Instructions for the task: In this exercise, return the whole listing exactly, excluding any images.
######
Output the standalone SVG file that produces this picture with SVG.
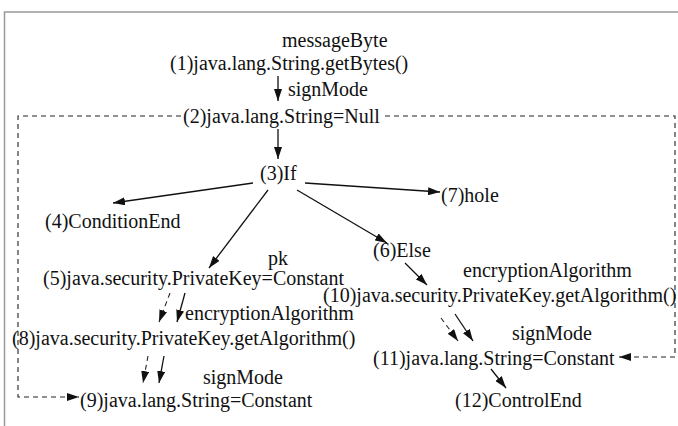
<svg xmlns="http://www.w3.org/2000/svg" width="678" height="426" viewBox="0 0 678 426">
  <defs>
    <marker id="ah" viewBox="0 0 12 8" refX="12" refY="4" markerWidth="12" markerHeight="8" markerUnits="userSpaceOnUse" orient="auto">
      <path d="M0,0 L12,4 L0,8 Z" fill="#111"/>
    </marker>
  </defs>
  <style>
    text { font-family: "Liberation Serif", "Times New Roman", serif; font-size: 20px; fill: #111; }
    .e { stroke: #111; stroke-width: 1.3; fill: none; }
    .d { stroke: #222; stroke-width: 1.1; fill: none; stroke-dasharray: 5 4; }
    .frame { stroke: #999; stroke-width: 1.5; fill: none; }
  </style>
  <rect width="678" height="426" fill="#fff"/>
  <path class="frame" d="M4.5,430 V12 H680"/>

  <g id="connectors">
    <!-- dashed scope box leaving (2) and re-entering at (9) and (11) -->
    <path class="d" d="M181,116 H18 V397 H79" marker-end="url(#ah)"/>
    <path class="d" d="M385,116 H675 V357 H619" marker-end="url(#ah)"/>
    <line class="e" x1="278" y1="76" x2="278" y2="101" marker-end="url(#ah)"/>
    <line class="e" x1="278" y1="129" x2="278" y2="159" marker-end="url(#ah)"/>
    <line class="e" x1="253" y1="183" x2="113" y2="203" marker-end="url(#ah)"/>
    <line class="e" x1="305" y1="183" x2="440" y2="192" marker-end="url(#ah)"/>
    <line class="e" x1="268" y1="190" x2="209" y2="268" marker-end="url(#ah)"/>
    <line class="e" x1="297" y1="190" x2="387" y2="243" marker-end="url(#ah)"/>
    <line class="e" x1="405" y1="263" x2="427" y2="285" marker-end="url(#ah)"/>
    <line class="d" x1="170" y1="293" x2="159" y2="322" marker-end="url(#ah)"/>
    <line class="e" x1="185" y1="293" x2="177" y2="322" marker-end="url(#ah)"/>
    <line class="d" x1="148" y1="356" x2="143" y2="383" marker-end="url(#ah)"/>
    <line class="e" x1="164" y1="356" x2="159" y2="383" marker-end="url(#ah)"/>
    <line class="d" x1="441" y1="318" x2="458" y2="341" marker-end="url(#ah)"/>
    <line class="e" x1="455" y1="314" x2="473" y2="341" marker-end="url(#ah)"/>
    <line class="e" x1="491" y1="369" x2="506" y2="388" marker-end="url(#ah)"/>
  </g>

  <g id="n1">
    <text x="282" y="47">messageByte</text>
    <text x="170" y="70">(1)java.lang.String.getBytes()</text>
  </g>
  <text x="288" y="96">signMode</text>
  <g id="n2"><text x="183" y="123">(2)java.lang.String=Null</text></g>
  <g id="n3"><text x="260" y="180">(3)If</text></g>
  <g id="n4"><text x="45" y="228">(4)ConditionEnd</text></g>
  <g id="n7"><text x="441" y="202">(7)hole</text></g>
  <g id="n6"><text x="373" y="257">(6)Else</text></g>
  <g id="n5">
    <text x="268" y="265">pk</text>
    <text x="43" y="285">(5)java.security.PrivateKey=Constant</text>
  </g>
  <g id="n10">
    <text x="463" y="277">encryptionAlgorithm</text>
    <text x="323" y="302">(10)java.security.PrivateKey.getAlgorithm()</text>
  </g>
  <g id="n8">
    <text x="185" y="320">encryptionAlgorithm</text>
    <text x="12" y="345">(8)java.security.PrivateKey.getAlgorithm()</text>
  </g>
  <g id="n11">
    <text x="512" y="340">signMode</text>
    <text x="373" y="365">(11)java.lang.String=Constant</text>
  </g>
  <g id="n9">
    <text x="203" y="384">signMode</text>
    <text x="80" y="407">(9)java.lang.String=Constant</text>
  </g>
  <g id="n12"><text x="455" y="407">(12)ControlEnd</text></g>
</svg>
######
Response to this task:
Output the standalone SVG file that produces this picture with SVG.
<svg xmlns="http://www.w3.org/2000/svg" width="678" height="426" viewBox="0 0 678 426">
  <defs>
    <marker id="ah" viewBox="0 0 12 8" refX="12" refY="4" markerWidth="12" markerHeight="8" markerUnits="userSpaceOnUse" orient="auto">
      <path d="M0,0 L12,4 L0,8 Z" fill="#111"/>
    </marker>
  </defs>
  <style>
    text { font-family: "Liberation Serif", "Times New Roman", serif; font-size: 20px; fill: #111; }
    .e { stroke: #111; stroke-width: 1.3; fill: none; }
    .d { stroke: #222; stroke-width: 1.1; fill: none; stroke-dasharray: 5 4; }
    .frame { stroke: #999; stroke-width: 1.5; fill: none; }
  </style>
  <rect width="678" height="426" fill="#fff"/>
  <path class="frame" d="M4.5,430 V12 H680"/>

  <g id="connectors">
    <!-- dashed scope box leaving (2) and re-entering at (9) and (11) -->
    <path class="d" d="M181,116 H18 V397 H79" marker-end="url(#ah)"/>
    <path class="d" d="M385,116 H675 V357 H619" marker-end="url(#ah)"/>
    <line class="e" x1="278" y1="76" x2="278" y2="101" marker-end="url(#ah)"/>
    <line class="e" x1="278" y1="129" x2="278" y2="159" marker-end="url(#ah)"/>
    <line class="e" x1="253" y1="183" x2="113" y2="203" marker-end="url(#ah)"/>
    <line class="e" x1="305" y1="183" x2="440" y2="192" marker-end="url(#ah)"/>
    <line class="e" x1="268" y1="190" x2="209" y2="268" marker-end="url(#ah)"/>
    <line class="e" x1="297" y1="190" x2="387" y2="243" marker-end="url(#ah)"/>
    <line class="e" x1="405" y1="263" x2="427" y2="285" marker-end="url(#ah)"/>
    <line class="d" x1="170" y1="293" x2="159" y2="322" marker-end="url(#ah)"/>
    <line class="e" x1="185" y1="293" x2="177" y2="322" marker-end="url(#ah)"/>
    <line class="d" x1="148" y1="356" x2="143" y2="383" marker-end="url(#ah)"/>
    <line class="e" x1="164" y1="356" x2="159" y2="383" marker-end="url(#ah)"/>
    <line class="d" x1="441" y1="318" x2="458" y2="341" marker-end="url(#ah)"/>
    <line class="e" x1="455" y1="314" x2="473" y2="341" marker-end="url(#ah)"/>
    <line class="e" x1="491" y1="369" x2="506" y2="388" marker-end="url(#ah)"/>
  </g>

  <g id="n1">
    <text x="282" y="47">messageByte</text>
    <text x="170" y="70">(1)java.lang.String.getBytes()</text>
  </g>
  <text x="288" y="96">signMode</text>
  <g id="n2"><text x="183" y="123">(2)java.lang.String=Null</text></g>
  <g id="n3"><text x="260" y="180">(3)If</text></g>
  <g id="n4"><text x="45" y="228">(4)ConditionEnd</text></g>
  <g id="n7"><text x="441" y="202">(7)hole</text></g>
  <g id="n6"><text x="373" y="257">(6)Else</text></g>
  <g id="n5">
    <text x="268" y="265">pk</text>
    <text x="43" y="285">(5)java.security.PrivateKey=Constant</text>
  </g>
  <g id="n10">
    <text x="463" y="277">encryptionAlgorithm</text>
    <text x="323" y="302">(10)java.security.PrivateKey.getAlgorithm()</text>
  </g>
  <g id="n8">
    <text x="185" y="320">encryptionAlgorithm</text>
    <text x="12" y="345">(8)java.security.PrivateKey.getAlgorithm()</text>
  </g>
  <g id="n11">
    <text x="512" y="340">signMode</text>
    <text x="373" y="365">(11)java.lang.String=Constant</text>
  </g>
  <g id="n9">
    <text x="203" y="384">signMode</text>
    <text x="80" y="407">(9)java.lang.String=Constant</text>
  </g>
  <g id="n12"><text x="455" y="407">(12)ControlEnd</text></g>
</svg>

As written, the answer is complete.